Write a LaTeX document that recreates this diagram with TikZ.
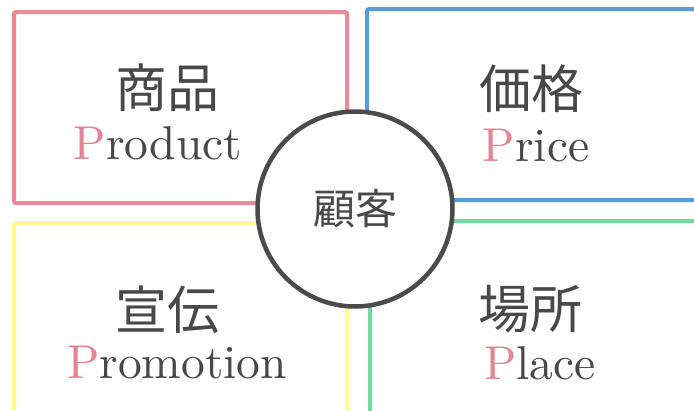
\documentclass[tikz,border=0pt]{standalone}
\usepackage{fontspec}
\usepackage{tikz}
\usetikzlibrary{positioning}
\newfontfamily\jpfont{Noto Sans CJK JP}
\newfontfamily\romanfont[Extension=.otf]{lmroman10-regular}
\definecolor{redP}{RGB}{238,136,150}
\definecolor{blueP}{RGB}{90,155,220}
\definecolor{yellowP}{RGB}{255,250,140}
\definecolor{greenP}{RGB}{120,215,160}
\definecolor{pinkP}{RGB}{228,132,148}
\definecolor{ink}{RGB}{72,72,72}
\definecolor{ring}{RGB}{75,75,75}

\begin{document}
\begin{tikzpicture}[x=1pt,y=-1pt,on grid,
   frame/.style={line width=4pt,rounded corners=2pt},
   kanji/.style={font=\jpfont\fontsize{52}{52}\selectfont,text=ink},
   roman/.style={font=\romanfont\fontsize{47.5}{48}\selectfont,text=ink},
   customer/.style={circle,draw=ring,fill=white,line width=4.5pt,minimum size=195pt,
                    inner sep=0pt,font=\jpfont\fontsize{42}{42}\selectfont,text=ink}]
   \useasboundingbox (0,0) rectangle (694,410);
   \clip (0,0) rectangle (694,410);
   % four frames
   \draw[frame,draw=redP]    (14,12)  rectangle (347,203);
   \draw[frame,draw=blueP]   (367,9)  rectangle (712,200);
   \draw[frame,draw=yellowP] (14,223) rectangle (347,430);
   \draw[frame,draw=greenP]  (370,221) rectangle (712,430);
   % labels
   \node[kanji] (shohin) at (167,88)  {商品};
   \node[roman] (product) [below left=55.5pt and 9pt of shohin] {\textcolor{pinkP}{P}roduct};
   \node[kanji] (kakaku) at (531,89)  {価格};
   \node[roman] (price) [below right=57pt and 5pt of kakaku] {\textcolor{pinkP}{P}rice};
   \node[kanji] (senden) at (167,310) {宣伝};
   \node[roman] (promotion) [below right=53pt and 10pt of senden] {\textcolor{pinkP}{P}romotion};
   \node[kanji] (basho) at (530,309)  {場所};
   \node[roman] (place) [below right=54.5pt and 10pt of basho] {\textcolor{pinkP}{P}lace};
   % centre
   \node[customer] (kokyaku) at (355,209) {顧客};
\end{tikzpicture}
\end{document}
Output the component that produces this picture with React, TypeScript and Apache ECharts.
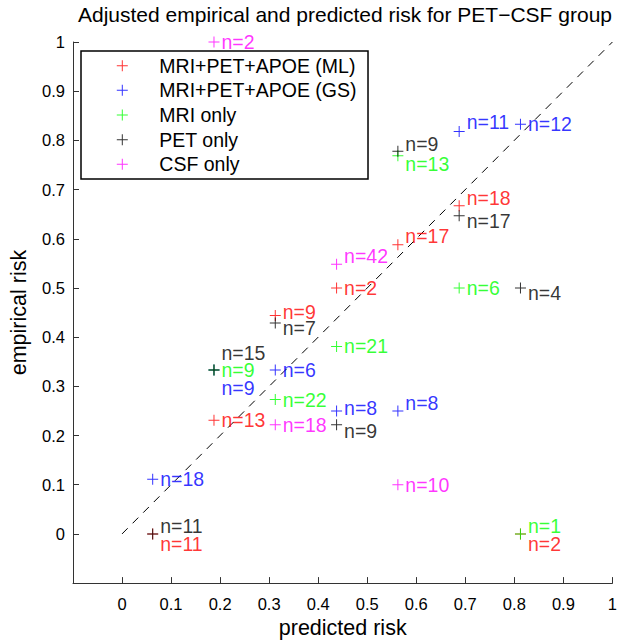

Required task: Repeat each entry exactly. Pictures do not belong in the copy.

In response:
Write a LaTeX document that recreates this diagram with TikZ.
\documentclass[tikz,border=0pt]{standalone}
\usepackage{fontspec}
\usepackage{tikz}
\usetikzlibrary{positioning}
\newfontfamily\jpfont{Noto Sans CJK JP}
\newfontfamily\romanfont[Extension=.otf]{lmroman10-regular}
\definecolor{redP}{RGB}{238,136,150}
\definecolor{blueP}{RGB}{90,155,220}
\definecolor{yellowP}{RGB}{255,250,140}
\definecolor{greenP}{RGB}{120,215,160}
\definecolor{pinkP}{RGB}{228,132,148}
\definecolor{ink}{RGB}{72,72,72}
\definecolor{ring}{RGB}{75,75,75}

\begin{document}
\begin{tikzpicture}[x=1pt,y=-1pt,on grid,
   frame/.style={line width=4pt,rounded corners=2pt},
   kanji/.style={font=\jpfont\fontsize{52}{52}\selectfont,text=ink},
   roman/.style={font=\romanfont\fontsize{47.5}{48}\selectfont,text=ink},
   customer/.style={circle,draw=ring,fill=white,line width=4.5pt,minimum size=195pt,
                    inner sep=0pt,font=\jpfont\fontsize{42}{42}\selectfont,text=ink}]
   \useasboundingbox (0,0) rectangle (694,410);
   \clip (0,0) rectangle (694,410);
   % four frames
   \draw[frame,draw=redP]    (14,12)  rectangle (347,203);
   \draw[frame,draw=blueP]   (367,9)  rectangle (712,200);
   \draw[frame,draw=yellowP] (14,223) rectangle (347,430);
   \draw[frame,draw=greenP]  (370,221) rectangle (712,430);
   % labels
   \node[kanji] (shohin) at (167,88)  {商品};
   \node[roman] (product) [below left=55.5pt and 9pt of shohin] {\textcolor{pinkP}{P}roduct};
   \node[kanji] (kakaku) at (531,89)  {価格};
   \node[roman] (price) [below right=57pt and 5pt of kakaku] {\textcolor{pinkP}{P}rice};
   \node[kanji] (senden) at (167,310) {宣伝};
   \node[roman] (promotion) [below right=53pt and 10pt of senden] {\textcolor{pinkP}{P}romotion};
   \node[kanji] (basho) at (530,309)  {場所};
   \node[roman] (place) [below right=54.5pt and 10pt of basho] {\textcolor{pinkP}{P}lace};
   % centre
   \node[customer] (kokyaku) at (355,209) {顧客};
\end{tikzpicture}
\end{document}
Output the component that produces this picture with React, TypeScript and Apache ECharts.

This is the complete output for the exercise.